NEWTON — There were two games last weekend of note to local soccer buffs. One attracted a paid crowd of 27,000 at BC Place and an international TV audience. The other pulled in less than 50 freebie fans and a lone newspaper journalist. Guess which was the more compelling game?
If you said the latter, you’d be right. Just two days before the Vancouver Whitecaps were unceremoniously bounced from the MLS playoffs, the latest battle for Surrey soccer supremacy unfolded at Newton Athletic Park.
And it was a helluva match.
Torrential downpour aside, Surrey Pegasus FC and Surrey United put on a fast and furious display that once again proved top-tier amateur clubs deliver a spectacle to rival their pro counterparts.
In the end, Pegasus prevailed 2-1. No surprise. This is a team that has apparently rediscovered the formula that repeatedly propelled them to and beyond the B.C. championships, last winning it in 2011. With nine games in the books, they’ve lost just two and sit third in the Vancouver Metro Soccer League’s Premier division standings.
New coach Paul Bahia (pictured at left, looking into camera) says Pegasus hasn’t looked this good since its 2011 run. And he should know. He played centre-back with the team for five years until breaking his leg this past off-season.
Bahia, who says his wobbly limb may heal completely by January and doesn’t rule out a return to the pitch in a playing-coach capacity, credits the Pegasus reputation.
“People want to play for us,” he says with a smile. “We’re a family.”
But he’s quick to point out that Pegasus is no country club.
“Adult players don’t want to be nit-picked, but they need to be coached.
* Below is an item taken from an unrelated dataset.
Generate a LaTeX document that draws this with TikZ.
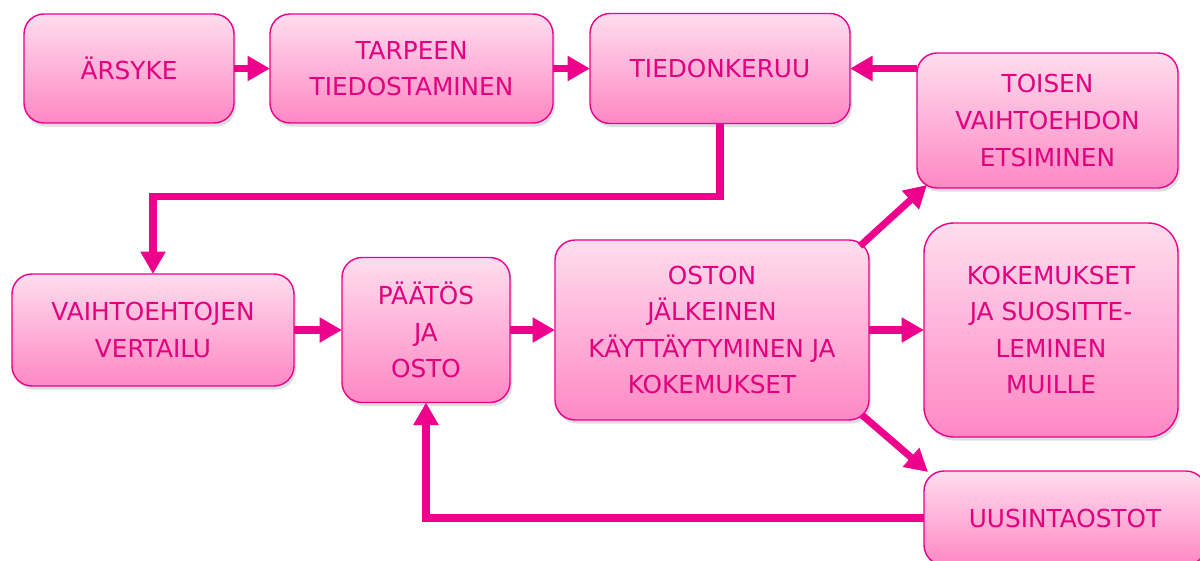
\documentclass[tikz,border=0pt]{standalone}
\usepackage{fontspec}
\setmainfont{DejaVu Sans}
\usetikzlibrary{positioning,arrows.meta,shadows}
\definecolor{pinkline}{HTML}{EC008C}
\definecolor{pinktext}{HTML}{E2007E}
\definecolor{pinktop}{HTML}{FFDDEE}
\definecolor{pinkbottom}{HTML}{FF88C4}

\begin{document}
\begin{tikzpicture}[
    box/.style={draw=pinkline, line width=1pt, rounded corners=0.5cm,
      top color=pinktop, bottom color=pinkbottom, text=pinktext,
      align=center, inner sep=0pt, outer sep=0pt, font=\fontsize{17.6}{26}\selectfont,
      drop shadow={shadow xshift=0.5mm, shadow yshift=-0.9mm, opacity=0.25}},
    flow/.style={draw=pinkline, line width=5pt, -{Triangle[width=17pt,length=16pt]}}
  ]
      \useasboundingbox (0,0) rectangle (30,-14);
      \clip (0,0) rectangle (30,-14);

      \node (1) [box, minimum width=5.25cm, minimum height=2.725cm] at (3.225,-1.7125) {ÄRSYKE};
      \node (2) [box, right=0.9cm of 1, minimum width=7.075cm, minimum height=2.725cm] {TARPEEN\\TIEDOSTAMINEN};
      \node (3) [box, right=0.925cm of 2, minimum width=6.5cm, minimum height=2.75cm] {TIEDONKERUU};
      \node (4) [box, minimum width=6.525cm, minimum height=3.375cm] at (26.1875,-3.0125) {TOISEN\\VAIHTOEHDON\\ETSIMINEN};

      \node (5) [box, minimum width=7.05cm, minimum height=2.8cm] at (3.825,-8.25) {VAIHTOEHTOJEN\\VERTAILU};
      \node (6) [box, right=1.2cm of 5, minimum width=4.2cm, minimum height=3.625cm] {PÄÄTÖS\\JA\\OSTO};
      \node (7) [box, right=1.125cm of 6, minimum width=7.85cm, minimum height=4.5cm] {OSTON\\JÄLKEINEN\\KÄYTTÄYTYMINEN JA\\KOKEMUKSET};
      \node (8) [box, right=1.375cm of 7, rounded corners=0.75cm, minimum width=6.35cm, minimum height=5.35cm] {KOKEMUKSET\\JA SUOSITTE-\\LEMINEN\\MUILLE};
      \node (9) [box, minimum width=7.05cm, minimum height=2.35cm] at (26.625,-12.95) {UUSINTAOSTOT};

      \draw[flow] (1) -- (2);
      \draw[flow] (2) -- (3);
      \draw[flow] (4.west |- 3.east) -- (3.east);
      \draw[flow] (3.south) -- ++(0,-1.825) -| (5.north);

      \draw[flow] (5) -- (6);
      \draw[flow] (6) -- (7);
      \draw[flow] (7) -- (8);
      \draw[flow] ([xshift=-0.225cm,yshift=-0.15cm]7.north east) -- ([xshift=0.25cm,yshift=0.075cm]4.south west);
      \draw[flow] ([xshift=-0.175cm,yshift=0.125cm]7.south east) -- ([xshift=0.1cm,yshift=-0.025cm]9.north west);
      \draw[flow] (9.west) -| (6.south);

    \end{tikzpicture}
\end{document}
My philosophy is to have fast, sharp training sessions that emphasize fitness. I want good, exciting soccer, not the kick-and-run that some teams play.”
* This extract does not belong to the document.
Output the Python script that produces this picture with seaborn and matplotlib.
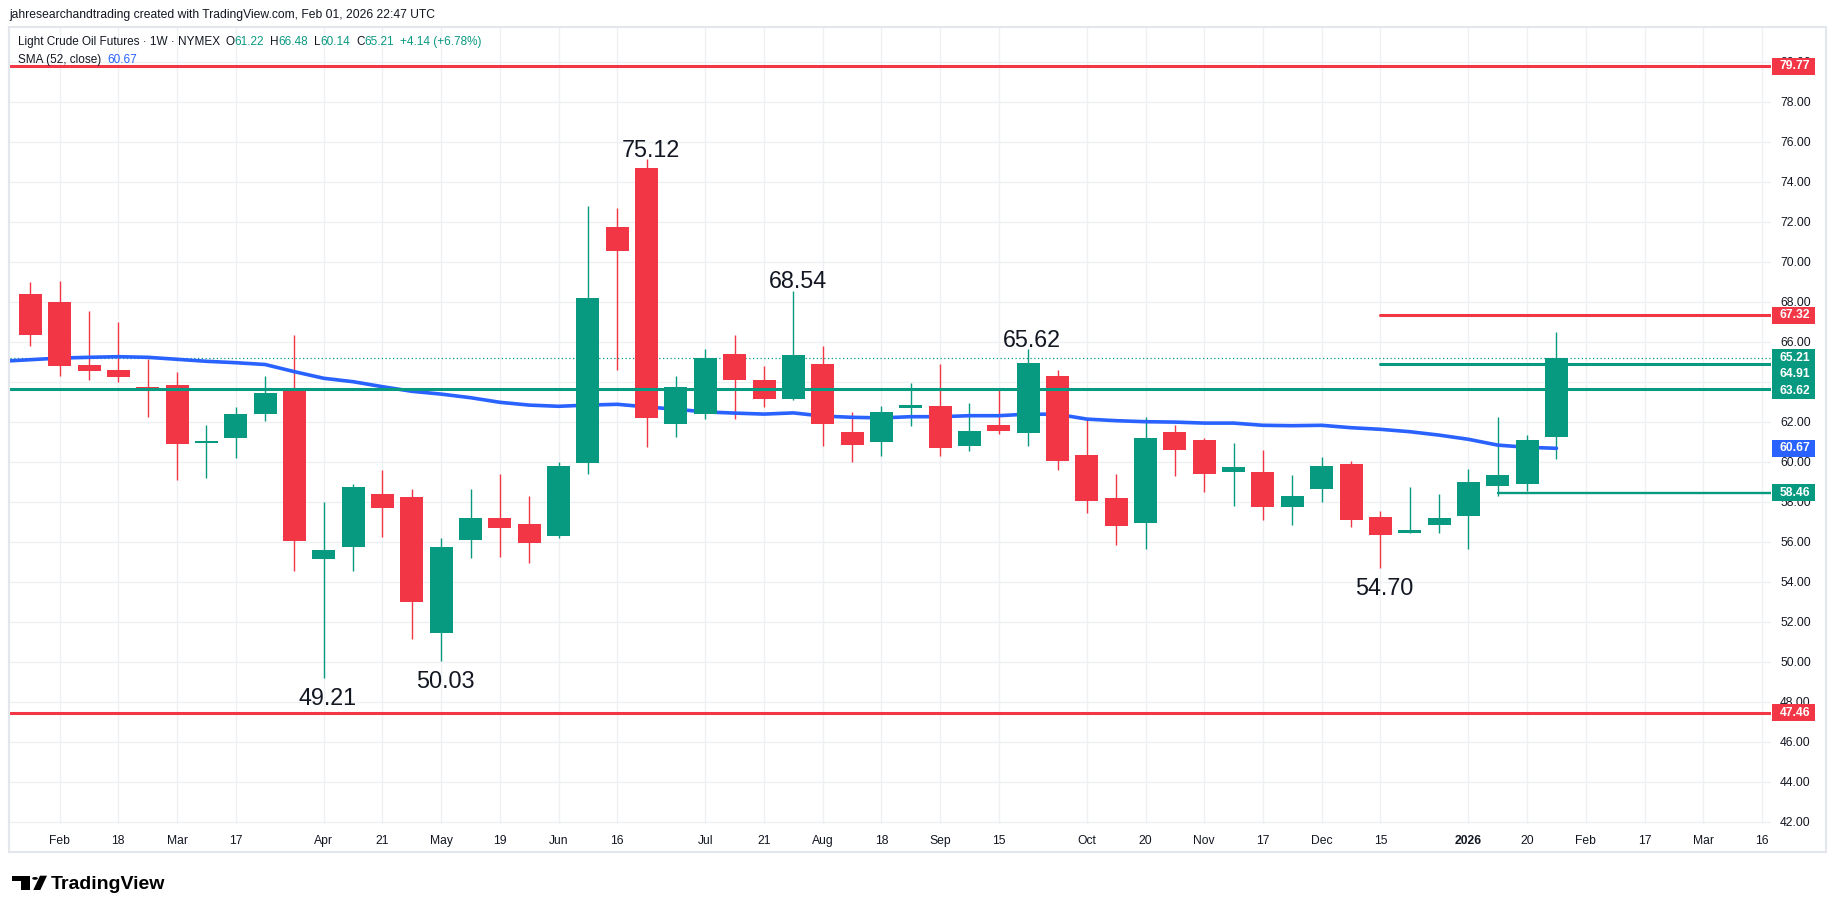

It’s no coincidence that Pegasus’ recent ascension also coincides with the return to form of one of its key players. When midfielder Chetan Jhooty drove home a penalty kick for the game’s first goal, he solidified his grasp on the league’s scoring race and continued what can only be described as a stunning turnaround.
“CJ,” you see, has had his share of issues. There’s that two-year suspension for “losing it on a ref.”
But CJ’s off-field troubles were deeper than that.
“I made some bad choices in life,” says the candid and talented midfielder. “Everyone knows that growing up in Surrey can be tough. I did a lot of things I wish I could change.”
For several years, CJ’s “choices” of late nights and partying would severely impact the progress of what Pegasus manager Jasmeet Jaswal calls “one of the best players Surrey has ever produced.” He was, by his own admission, “way out of shape” and nowhere near the player, or the person, he could be.
Last year, though, CJ made one of the most important decisions of his 27-year-old life: he flat-out quit drinking. And today, with a “shout-out to my girlfriend, my friends and my family for sticking with me,” both he and the team are reaping the rewards.
He likes sharing his story, too, so kids might see it and choose a different direction.
“You want to enjoy life, but trust me, there’s more to it than being an idiot.”
Pegasus FC travels to Richmond this coming weekend then returns home for another Friday-night game, this time versus Burnaby on Nov. 20 at Newton Athletic Park.